My across-the-street neighbor won't know what hit him when I fire up the lights on December 1, 2013. He set the bar in 2012, and I intend to raise it in 2013.

January 4, 2013

Matcha: My Five-Minute Office Tea Ceremony

This is yet another post about something Japanese. Matcha. What the hell is matcha? According to Wikipedia, matcha "refers to finely milled or fine powder green tea." According to me, matcha is "awesome."

Although I had been intrigued by matcha for a long time, I didn't actually try it until about a year ago. I delayed my introduction to matcha for a number of reasons. First, good matcha is expensive. Second, all good matcha comes from Japan, and I was concerned about radioactive tea caused by the meltdown of the Fukushima nuclear power plant in 2011 (I later learned that good matcha is produced from tea grown in the Uji region of Japan, which was not affected by the meltdown). Third, I really didn't want to get sucked into yet another obsession/interest (too late). Fourth, making a proper bowl of matcha (that's right, you use bowls, not cups) requires specialized gear and techniques; what a hassle:

Matcha Gear
After doing some online research, I realized that a bamboo whisk (a "chasen") is absolutely required. So I bought a "starter kit" that included a chasen and a bamboo spoon/scoop thing (a "chasaku"). I decided to buy a medium tier Uji matcha from a Japanese vendor. So my initial investment was less than $35.00, and I was prepared to be disappointed and write it off. I wasn't, and I didn't.

You can read more about my office matcha set-up after the jump. [Edit: jumps are silly; removed it]

I drink both coffee and Japanese green tea at the office almost every day, so I took my matcha making gear to work. After making a few bowls (somewhat successfully), I realized that I needed additional equipment: a Japanese matcha bowl (rather than an American soup bowl); a sifter; and a Pyrex measuring cup. More gear = just great. I also use an electric kettle that has a programmable temperature setting.

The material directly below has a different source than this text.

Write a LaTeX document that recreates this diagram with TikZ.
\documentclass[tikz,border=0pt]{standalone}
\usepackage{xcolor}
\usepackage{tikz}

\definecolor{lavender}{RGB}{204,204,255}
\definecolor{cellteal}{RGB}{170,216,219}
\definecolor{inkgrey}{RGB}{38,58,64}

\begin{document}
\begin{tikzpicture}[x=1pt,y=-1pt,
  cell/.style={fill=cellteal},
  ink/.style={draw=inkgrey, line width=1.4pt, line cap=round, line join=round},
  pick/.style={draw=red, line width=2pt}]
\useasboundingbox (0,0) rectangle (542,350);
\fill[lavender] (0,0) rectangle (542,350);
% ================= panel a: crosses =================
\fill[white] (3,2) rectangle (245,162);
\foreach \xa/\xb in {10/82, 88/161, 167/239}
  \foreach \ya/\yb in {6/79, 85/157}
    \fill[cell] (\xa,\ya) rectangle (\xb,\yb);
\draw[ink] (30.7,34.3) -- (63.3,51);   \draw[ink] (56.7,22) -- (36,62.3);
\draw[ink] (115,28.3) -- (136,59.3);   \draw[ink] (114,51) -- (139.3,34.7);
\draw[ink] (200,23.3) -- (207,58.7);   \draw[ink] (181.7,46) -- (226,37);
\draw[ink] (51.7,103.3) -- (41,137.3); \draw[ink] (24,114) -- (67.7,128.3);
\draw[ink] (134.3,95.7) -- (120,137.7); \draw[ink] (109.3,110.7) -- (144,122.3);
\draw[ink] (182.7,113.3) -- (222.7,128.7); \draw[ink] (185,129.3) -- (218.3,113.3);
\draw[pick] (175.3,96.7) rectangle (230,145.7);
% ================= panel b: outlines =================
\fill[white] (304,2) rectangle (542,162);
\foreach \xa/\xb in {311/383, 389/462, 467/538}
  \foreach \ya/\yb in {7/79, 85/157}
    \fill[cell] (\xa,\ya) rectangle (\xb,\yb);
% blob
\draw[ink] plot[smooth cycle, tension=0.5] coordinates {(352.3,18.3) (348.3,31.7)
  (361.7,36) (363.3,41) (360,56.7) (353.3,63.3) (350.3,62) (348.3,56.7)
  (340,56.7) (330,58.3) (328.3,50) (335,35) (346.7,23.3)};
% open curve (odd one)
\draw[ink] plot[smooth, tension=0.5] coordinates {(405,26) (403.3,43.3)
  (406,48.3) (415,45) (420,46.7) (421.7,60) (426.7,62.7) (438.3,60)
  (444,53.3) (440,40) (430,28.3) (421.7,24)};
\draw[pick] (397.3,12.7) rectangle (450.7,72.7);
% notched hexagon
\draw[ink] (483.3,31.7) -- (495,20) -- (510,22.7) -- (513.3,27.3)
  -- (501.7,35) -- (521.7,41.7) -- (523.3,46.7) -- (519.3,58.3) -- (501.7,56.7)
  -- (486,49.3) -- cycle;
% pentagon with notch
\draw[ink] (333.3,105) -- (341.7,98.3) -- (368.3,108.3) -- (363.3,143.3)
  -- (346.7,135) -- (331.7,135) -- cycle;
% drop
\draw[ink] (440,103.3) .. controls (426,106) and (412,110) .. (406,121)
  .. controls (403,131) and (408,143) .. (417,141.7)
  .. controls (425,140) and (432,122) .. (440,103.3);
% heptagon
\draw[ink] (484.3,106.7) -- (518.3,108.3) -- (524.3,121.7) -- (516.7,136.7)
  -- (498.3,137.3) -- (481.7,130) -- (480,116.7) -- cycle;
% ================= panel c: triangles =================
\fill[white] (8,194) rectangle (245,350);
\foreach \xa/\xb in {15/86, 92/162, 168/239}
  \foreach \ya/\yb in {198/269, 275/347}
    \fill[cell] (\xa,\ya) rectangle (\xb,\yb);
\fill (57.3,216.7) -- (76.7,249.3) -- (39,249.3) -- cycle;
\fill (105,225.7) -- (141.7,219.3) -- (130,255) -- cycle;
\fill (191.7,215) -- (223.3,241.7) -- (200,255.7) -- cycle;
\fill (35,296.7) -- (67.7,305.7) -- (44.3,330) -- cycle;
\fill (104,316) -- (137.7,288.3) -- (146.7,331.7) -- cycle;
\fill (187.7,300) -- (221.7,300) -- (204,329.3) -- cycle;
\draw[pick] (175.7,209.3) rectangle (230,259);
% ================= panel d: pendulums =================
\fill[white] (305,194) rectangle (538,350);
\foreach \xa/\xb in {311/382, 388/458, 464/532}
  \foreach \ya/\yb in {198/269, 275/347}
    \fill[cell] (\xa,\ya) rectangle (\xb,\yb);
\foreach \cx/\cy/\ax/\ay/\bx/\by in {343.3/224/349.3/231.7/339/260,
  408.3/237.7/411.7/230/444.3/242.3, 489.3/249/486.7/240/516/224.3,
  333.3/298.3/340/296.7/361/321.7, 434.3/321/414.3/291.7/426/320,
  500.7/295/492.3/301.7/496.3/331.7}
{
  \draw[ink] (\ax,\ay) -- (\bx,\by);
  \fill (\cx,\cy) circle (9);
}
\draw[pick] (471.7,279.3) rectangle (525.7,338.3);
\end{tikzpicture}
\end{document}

The Japanese tea ceremony involves the preparation of thick matcha (known as "koicha") in accordance with a ritualistic and anal retentive sequence of ninja-like moves and events. The Acquirer office tea ceremony involves the preparation of thin matcha (known as "usucha") in accordance with the following steps. First, if I have a little extra time, I will preheat the matcha bowl with hot water, and then dry the interior of the bowl. Next, I use the chasaku to add a couple of scoops of the matcha powder to the sifter, shake rattle and roll, and use the chasaku if needed to tap all of the matcha powder out of the sifter and into the bowl:


I forgot to mention that during this time, I have the chasen soaking in some hot water in the Pyrex cup. This softens the "fingers" of the chasen and preheats the Pyrex cup, which some thermodynamically sensitive matchaficianados say is important.


Meanwhile, the electric kettle is also doing its thing, keeping some water at the appropriate temperature and ready for the bowl. I usually run the kettle at about 175-180 degrees for my matcha, because that's how I roll. Now for the grand finale. I remove the chasen from the Pyrex, discard the old water, add new hot water into the Pyrex (usually between 75 and 100 ml of water), pour the water into the bowl, and go to town with the chasen. This "go to town" step is critical, and it requires some skill. Not kidding - Google it. Anyway, the chasen is used to thoroughly integrate the matcha powder into the hot water, aerate the liquid and, as Devo would say: "whip it good." The end result is a frothy, creamy, full-flavored bowl of matcha:


The amount of prepared matcha is usually enough for three or four large sips. I believe that you are supposed to drink the matcha rather quickly, similar to how one might drink a triple shot of espresso. I've also heard that the last sip should be slurped up to get the most flavorful experience you can get. Whatever, I just drink it. It's good stuff.